What you should do: Answer with one number: the count of lines in this material that hold the word "chart".

Records:
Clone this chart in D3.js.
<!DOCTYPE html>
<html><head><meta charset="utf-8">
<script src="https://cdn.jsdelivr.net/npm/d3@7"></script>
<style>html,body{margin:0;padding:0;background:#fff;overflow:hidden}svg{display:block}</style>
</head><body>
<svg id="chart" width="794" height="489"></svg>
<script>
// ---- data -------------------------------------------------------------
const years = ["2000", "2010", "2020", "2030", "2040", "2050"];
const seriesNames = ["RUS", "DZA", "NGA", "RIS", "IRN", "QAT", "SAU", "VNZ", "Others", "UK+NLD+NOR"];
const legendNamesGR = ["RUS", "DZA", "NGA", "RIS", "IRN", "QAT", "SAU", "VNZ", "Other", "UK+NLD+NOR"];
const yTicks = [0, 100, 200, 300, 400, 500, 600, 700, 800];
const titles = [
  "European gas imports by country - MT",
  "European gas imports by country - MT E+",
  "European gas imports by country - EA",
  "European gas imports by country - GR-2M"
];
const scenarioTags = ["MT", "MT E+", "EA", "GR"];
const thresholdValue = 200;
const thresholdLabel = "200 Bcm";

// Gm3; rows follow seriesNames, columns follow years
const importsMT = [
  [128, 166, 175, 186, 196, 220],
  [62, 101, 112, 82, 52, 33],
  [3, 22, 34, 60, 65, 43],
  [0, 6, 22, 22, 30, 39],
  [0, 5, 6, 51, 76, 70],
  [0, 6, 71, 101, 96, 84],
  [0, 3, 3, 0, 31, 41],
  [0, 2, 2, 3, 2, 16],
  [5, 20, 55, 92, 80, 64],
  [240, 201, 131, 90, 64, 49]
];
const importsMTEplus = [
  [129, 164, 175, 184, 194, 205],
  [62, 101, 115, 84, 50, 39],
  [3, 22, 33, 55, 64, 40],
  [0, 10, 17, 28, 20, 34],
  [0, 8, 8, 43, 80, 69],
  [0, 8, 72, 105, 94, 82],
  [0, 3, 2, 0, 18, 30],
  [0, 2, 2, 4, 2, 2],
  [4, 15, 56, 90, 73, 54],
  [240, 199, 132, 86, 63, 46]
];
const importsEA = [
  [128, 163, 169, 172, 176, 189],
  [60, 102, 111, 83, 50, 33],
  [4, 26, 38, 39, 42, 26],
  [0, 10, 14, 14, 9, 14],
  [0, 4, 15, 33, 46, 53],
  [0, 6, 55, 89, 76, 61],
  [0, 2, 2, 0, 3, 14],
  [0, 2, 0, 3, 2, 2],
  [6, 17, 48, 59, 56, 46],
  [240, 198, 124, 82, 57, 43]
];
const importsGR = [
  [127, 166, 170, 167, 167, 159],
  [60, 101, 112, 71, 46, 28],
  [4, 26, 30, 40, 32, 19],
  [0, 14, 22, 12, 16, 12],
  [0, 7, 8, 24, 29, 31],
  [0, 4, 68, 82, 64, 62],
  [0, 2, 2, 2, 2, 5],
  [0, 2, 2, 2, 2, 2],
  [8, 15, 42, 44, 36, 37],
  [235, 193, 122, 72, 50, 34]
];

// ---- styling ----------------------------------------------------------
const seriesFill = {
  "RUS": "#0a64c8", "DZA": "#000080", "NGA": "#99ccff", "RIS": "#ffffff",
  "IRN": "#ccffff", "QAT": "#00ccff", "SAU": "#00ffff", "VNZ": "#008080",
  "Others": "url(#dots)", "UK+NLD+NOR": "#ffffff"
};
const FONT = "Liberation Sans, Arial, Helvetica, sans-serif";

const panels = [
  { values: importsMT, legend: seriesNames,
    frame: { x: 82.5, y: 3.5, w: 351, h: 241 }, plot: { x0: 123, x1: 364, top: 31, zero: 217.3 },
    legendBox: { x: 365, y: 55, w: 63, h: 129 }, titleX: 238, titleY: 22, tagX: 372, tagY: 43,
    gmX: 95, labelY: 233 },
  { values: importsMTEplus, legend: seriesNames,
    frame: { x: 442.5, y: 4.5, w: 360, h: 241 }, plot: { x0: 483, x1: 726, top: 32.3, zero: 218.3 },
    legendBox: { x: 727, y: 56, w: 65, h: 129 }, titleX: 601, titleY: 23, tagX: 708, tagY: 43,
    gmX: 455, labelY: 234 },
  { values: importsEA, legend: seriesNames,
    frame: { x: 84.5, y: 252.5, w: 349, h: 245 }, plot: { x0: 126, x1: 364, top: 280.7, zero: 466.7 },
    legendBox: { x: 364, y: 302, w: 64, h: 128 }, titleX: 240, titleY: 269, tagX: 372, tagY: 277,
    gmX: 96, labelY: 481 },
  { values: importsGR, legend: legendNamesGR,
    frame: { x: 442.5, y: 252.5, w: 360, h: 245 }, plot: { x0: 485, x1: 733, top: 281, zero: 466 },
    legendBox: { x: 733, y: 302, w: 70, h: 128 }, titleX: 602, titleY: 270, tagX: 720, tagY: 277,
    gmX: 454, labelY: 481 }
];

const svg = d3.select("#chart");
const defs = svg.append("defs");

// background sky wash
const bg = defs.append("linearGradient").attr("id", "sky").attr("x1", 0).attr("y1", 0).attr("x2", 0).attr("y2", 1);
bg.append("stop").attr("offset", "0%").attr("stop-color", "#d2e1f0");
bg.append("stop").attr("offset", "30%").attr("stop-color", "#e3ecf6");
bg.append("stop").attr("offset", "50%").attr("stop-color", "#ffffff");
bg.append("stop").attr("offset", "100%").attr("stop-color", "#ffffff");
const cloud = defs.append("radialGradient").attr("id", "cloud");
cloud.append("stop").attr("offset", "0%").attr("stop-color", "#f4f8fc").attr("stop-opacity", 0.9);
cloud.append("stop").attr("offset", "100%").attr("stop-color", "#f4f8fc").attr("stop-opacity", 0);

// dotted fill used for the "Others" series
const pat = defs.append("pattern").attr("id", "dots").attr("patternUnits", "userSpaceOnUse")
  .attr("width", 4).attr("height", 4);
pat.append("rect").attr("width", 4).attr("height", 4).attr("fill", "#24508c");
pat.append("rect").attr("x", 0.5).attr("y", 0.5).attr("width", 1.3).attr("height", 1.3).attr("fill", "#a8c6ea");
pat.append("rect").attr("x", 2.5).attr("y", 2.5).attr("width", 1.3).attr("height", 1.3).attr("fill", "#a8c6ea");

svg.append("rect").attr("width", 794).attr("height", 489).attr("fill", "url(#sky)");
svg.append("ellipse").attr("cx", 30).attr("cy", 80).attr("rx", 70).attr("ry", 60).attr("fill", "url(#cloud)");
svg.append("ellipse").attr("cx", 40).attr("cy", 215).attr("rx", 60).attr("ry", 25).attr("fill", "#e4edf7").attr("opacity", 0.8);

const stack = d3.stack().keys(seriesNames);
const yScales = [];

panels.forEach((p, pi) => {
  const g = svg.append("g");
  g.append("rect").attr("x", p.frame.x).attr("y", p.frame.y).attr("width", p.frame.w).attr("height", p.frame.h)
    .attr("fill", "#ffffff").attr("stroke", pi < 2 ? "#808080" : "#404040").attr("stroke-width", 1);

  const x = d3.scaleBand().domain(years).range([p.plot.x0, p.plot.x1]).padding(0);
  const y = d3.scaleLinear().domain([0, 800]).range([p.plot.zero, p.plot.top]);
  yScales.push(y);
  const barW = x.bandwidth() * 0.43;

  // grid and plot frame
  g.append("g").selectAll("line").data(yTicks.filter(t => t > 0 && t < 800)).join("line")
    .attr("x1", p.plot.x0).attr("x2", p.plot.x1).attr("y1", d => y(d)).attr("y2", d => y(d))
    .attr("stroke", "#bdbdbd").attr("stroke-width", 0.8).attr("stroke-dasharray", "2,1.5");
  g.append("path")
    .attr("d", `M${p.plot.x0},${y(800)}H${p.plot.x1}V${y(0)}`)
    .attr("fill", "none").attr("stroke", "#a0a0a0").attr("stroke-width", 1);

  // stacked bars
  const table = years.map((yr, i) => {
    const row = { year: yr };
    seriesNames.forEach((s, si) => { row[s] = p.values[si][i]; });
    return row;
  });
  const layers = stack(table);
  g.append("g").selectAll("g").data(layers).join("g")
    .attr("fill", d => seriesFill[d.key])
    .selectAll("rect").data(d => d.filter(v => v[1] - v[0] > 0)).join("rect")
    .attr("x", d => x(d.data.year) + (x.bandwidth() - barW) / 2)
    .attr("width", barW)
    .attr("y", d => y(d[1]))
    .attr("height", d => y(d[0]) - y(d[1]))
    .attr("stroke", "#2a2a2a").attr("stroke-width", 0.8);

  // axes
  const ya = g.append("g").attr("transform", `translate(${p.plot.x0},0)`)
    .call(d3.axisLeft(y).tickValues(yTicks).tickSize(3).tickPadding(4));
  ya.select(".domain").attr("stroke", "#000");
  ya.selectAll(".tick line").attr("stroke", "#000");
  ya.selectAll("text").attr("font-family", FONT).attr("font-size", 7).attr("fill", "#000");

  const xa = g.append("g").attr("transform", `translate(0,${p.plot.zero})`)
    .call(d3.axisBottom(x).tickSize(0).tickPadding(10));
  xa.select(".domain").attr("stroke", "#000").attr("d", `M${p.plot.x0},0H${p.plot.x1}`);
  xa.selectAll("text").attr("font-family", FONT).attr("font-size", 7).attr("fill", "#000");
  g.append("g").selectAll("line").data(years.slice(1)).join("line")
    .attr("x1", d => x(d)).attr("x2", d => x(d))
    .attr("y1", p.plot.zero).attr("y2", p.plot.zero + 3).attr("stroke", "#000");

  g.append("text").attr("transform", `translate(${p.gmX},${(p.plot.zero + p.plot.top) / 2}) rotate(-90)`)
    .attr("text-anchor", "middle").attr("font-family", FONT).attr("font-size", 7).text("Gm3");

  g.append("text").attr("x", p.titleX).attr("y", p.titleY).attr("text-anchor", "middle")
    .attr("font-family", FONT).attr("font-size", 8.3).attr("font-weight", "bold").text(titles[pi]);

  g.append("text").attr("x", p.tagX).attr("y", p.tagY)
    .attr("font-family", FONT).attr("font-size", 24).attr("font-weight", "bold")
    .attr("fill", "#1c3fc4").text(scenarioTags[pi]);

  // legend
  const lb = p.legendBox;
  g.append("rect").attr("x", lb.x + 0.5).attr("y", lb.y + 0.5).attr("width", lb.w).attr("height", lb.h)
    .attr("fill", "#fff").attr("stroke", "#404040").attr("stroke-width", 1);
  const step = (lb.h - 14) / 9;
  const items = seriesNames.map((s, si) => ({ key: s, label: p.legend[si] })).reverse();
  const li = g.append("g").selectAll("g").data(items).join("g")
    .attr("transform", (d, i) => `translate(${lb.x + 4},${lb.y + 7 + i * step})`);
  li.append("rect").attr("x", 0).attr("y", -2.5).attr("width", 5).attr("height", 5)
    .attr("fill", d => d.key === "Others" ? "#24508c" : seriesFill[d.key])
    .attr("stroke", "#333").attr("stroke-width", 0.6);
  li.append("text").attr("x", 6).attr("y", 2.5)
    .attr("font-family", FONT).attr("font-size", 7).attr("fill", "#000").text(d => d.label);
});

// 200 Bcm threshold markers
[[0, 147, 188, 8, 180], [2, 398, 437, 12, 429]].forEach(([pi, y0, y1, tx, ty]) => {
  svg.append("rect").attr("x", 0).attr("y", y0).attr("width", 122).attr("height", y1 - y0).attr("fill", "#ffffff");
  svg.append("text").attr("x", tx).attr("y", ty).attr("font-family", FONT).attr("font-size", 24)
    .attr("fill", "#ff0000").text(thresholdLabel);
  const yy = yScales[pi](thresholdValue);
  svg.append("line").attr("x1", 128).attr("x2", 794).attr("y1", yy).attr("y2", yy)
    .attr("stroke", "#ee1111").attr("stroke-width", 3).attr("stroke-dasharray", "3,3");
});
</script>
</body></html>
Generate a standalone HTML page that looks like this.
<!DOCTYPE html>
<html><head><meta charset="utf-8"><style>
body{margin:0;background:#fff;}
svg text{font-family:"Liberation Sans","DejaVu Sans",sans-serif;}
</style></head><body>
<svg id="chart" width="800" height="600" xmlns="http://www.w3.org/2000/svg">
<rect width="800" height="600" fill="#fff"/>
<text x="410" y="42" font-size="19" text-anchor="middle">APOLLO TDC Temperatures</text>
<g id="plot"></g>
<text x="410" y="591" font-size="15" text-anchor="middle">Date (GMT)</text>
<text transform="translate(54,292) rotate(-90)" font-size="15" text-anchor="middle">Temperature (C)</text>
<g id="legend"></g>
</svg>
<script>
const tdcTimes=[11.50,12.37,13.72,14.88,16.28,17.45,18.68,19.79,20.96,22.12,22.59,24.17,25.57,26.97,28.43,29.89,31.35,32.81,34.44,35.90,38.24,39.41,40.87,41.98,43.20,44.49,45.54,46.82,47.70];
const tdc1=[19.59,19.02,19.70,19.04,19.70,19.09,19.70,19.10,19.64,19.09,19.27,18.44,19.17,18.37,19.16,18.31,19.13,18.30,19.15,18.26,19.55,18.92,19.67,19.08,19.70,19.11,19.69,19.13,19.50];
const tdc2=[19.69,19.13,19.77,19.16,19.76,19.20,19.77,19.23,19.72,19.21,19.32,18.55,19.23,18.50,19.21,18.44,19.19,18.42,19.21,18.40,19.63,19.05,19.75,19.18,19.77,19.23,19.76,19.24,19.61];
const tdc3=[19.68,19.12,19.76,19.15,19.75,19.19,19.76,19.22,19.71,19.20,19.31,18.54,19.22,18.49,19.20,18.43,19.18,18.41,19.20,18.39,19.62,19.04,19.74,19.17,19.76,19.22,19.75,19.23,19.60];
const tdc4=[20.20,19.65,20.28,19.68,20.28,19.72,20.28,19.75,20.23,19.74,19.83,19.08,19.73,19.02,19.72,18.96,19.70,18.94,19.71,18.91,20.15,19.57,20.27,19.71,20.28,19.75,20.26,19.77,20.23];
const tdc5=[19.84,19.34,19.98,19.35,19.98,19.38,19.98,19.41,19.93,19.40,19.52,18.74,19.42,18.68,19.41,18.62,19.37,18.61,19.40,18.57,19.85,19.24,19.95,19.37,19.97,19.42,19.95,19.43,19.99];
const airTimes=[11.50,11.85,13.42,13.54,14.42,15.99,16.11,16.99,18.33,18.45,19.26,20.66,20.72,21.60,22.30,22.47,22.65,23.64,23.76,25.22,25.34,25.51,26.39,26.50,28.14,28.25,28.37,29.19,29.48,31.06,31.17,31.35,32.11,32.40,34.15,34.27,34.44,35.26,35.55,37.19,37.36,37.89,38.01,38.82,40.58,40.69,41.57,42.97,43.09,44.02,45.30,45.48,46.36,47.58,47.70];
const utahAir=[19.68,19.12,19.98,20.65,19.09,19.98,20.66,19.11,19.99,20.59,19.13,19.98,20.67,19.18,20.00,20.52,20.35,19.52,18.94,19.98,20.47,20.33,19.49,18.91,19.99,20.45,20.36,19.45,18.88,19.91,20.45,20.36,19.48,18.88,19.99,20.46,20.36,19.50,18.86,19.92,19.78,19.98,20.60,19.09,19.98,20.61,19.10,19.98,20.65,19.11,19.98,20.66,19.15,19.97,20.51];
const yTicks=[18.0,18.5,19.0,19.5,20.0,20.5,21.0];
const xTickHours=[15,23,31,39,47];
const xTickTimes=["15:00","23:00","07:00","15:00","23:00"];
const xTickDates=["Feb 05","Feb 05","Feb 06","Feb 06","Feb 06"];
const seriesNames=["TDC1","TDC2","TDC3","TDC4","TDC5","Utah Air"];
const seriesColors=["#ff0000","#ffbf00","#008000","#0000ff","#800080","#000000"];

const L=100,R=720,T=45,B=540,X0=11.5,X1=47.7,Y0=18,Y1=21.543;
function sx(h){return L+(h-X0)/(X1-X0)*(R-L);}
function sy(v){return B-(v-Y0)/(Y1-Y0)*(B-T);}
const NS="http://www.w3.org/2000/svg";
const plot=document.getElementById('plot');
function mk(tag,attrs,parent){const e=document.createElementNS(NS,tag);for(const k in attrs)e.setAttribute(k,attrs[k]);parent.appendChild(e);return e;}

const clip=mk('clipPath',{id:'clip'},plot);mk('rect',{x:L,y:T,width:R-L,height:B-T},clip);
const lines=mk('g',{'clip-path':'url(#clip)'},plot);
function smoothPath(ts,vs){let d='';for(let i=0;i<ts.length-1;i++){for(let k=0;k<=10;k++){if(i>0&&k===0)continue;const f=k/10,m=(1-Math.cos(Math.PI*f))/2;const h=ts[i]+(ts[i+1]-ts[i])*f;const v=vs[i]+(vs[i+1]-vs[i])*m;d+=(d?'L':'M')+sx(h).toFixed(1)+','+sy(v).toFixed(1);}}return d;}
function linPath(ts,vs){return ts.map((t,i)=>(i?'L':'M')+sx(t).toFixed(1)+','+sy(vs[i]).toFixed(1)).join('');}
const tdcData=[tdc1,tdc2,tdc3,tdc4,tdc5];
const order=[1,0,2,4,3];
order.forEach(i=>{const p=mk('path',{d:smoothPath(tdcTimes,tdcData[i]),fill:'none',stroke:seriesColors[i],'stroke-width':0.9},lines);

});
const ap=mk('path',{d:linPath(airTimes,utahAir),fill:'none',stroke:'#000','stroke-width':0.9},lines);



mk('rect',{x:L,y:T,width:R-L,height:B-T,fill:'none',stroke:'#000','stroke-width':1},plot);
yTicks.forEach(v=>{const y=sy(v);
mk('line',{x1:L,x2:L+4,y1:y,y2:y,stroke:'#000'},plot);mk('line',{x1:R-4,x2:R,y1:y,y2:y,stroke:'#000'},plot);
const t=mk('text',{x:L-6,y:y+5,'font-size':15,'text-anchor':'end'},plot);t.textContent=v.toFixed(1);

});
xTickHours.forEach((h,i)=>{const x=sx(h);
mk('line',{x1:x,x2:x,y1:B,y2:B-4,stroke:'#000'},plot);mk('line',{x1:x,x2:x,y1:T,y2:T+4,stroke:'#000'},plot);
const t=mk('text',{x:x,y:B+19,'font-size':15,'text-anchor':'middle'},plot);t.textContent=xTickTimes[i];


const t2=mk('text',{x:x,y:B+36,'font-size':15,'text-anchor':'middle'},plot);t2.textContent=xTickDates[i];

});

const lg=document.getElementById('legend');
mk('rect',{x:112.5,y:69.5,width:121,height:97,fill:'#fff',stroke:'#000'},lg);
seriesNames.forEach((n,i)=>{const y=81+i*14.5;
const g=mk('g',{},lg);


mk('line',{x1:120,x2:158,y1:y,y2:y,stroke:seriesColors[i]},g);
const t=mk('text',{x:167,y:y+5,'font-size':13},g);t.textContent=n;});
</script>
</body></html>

Response below: 4